Many women with an early-stage breast cancer can safely skip chemotherapy and focus on another type of treatment. Experts said this is a game-changer in the field of cancer since patients need not undergo a toxic treatment that is unlikely to yield long-term health benefits.
Researchers from participating hospitals and cancer care centers conducted gene tests on tumors from women with early-stage breast cancer. They found that the patients can safely forego chemotherapy if they take a drug that blocks the production of estrogen.
The study was published June 3 in the New England Journal of Medicine.
Outcomes Of The 12-Year TAILORx Study
The drug called tamoxifen is the primary component of the endocrine or hormonal therapy.
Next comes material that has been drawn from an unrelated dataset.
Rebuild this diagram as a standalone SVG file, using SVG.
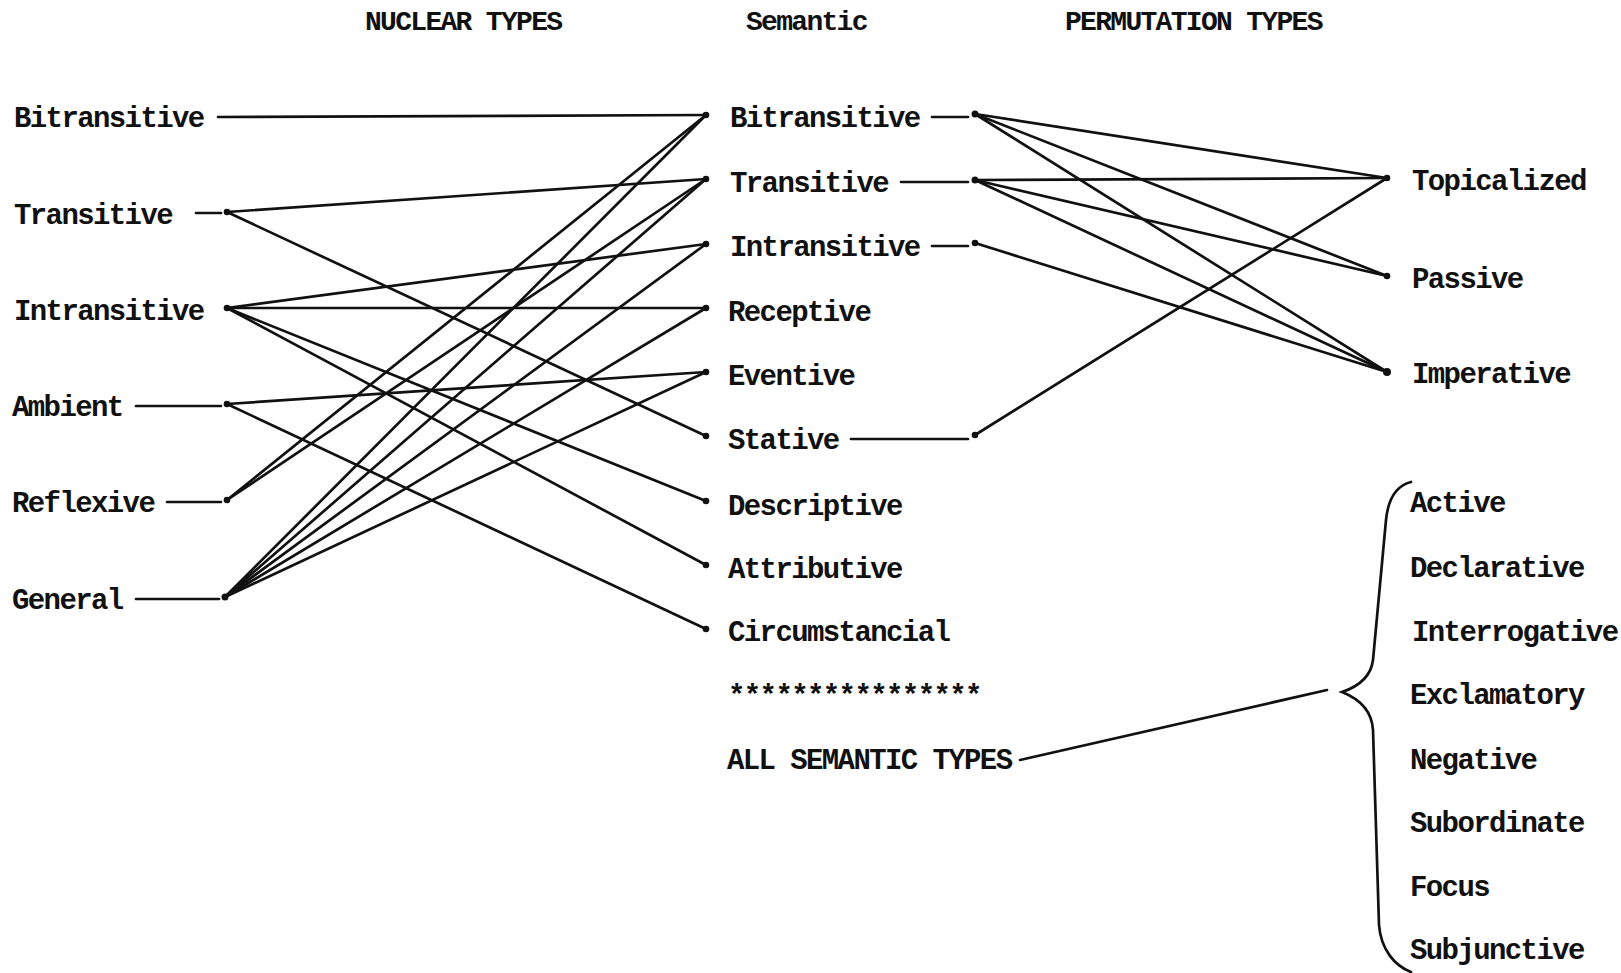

Results of the TAILORx trial showed that women who took tamoxifen had lower risks of relapse, new tumor formation, and cancer death.
"The new results from TAILORx give clinicians high-quality data to inform personalized treatment recommendations for women," said lead author Dr. Joseph Sparano, the associate director of clinical research at Montefiore Einstein Center for Cancer Care in New York City.
"These data confirm that using a 21-gene expression test to assess the risk of cancer recurrence can spare women unnecessary treatment if the test indicates that chemotherapy is not likely to provide benefit," Dr. Sparano said.
Other medical professionals, who are not part of the 12-year study, said the results present new hope for breast cancer patients with good prognosis, especially that there is an alternative treatment aside from chemotherapy.
Side Effects Of Endocrine Therapy
The National Cancer Institute at the National Institutes of Health defines endocrine therapy as a treatment that adds, blocks, or removes hormones. In certain cancer types such as prostate or breast, hormones could cause the growth of tumors. In some cases, a surgery is required to remove the gland that produces the hormone.
Endocrine or hormonal therapy has been recognized as a viable alternative to chemotherapy. In a study published in the October 2010 issue of Annals of Oncology, study authors noted that women with responsive tumors who undergo endocrine therapy experience severe sexual dysfunction.
Other side effects include suppressed ovarian function such as pregnancy, bone loss, lipid disorders, and decreased cognitive function. A 15-year follow-up study of the Scottish Adjuvant Tamoxifen trial published in 2001 showed that tamoxifen treatment in premenopausal women with breast cancer was discontinued due to adverse effects such as hot flushes, vaginal discharge, irregular menstruation, ovarian cysts, and endometrial polyps, among others.
"Although an advantage from the use of tamoxifen can be demonstrated for patients with lower risk disease, the question of whether or not to treat with tamoxifen depends on a risk-benefit analysis," reported Dr. Marco Colleoni, the director of the Division of Medical Senology at the European Institute of Oncology in Milan, Italy.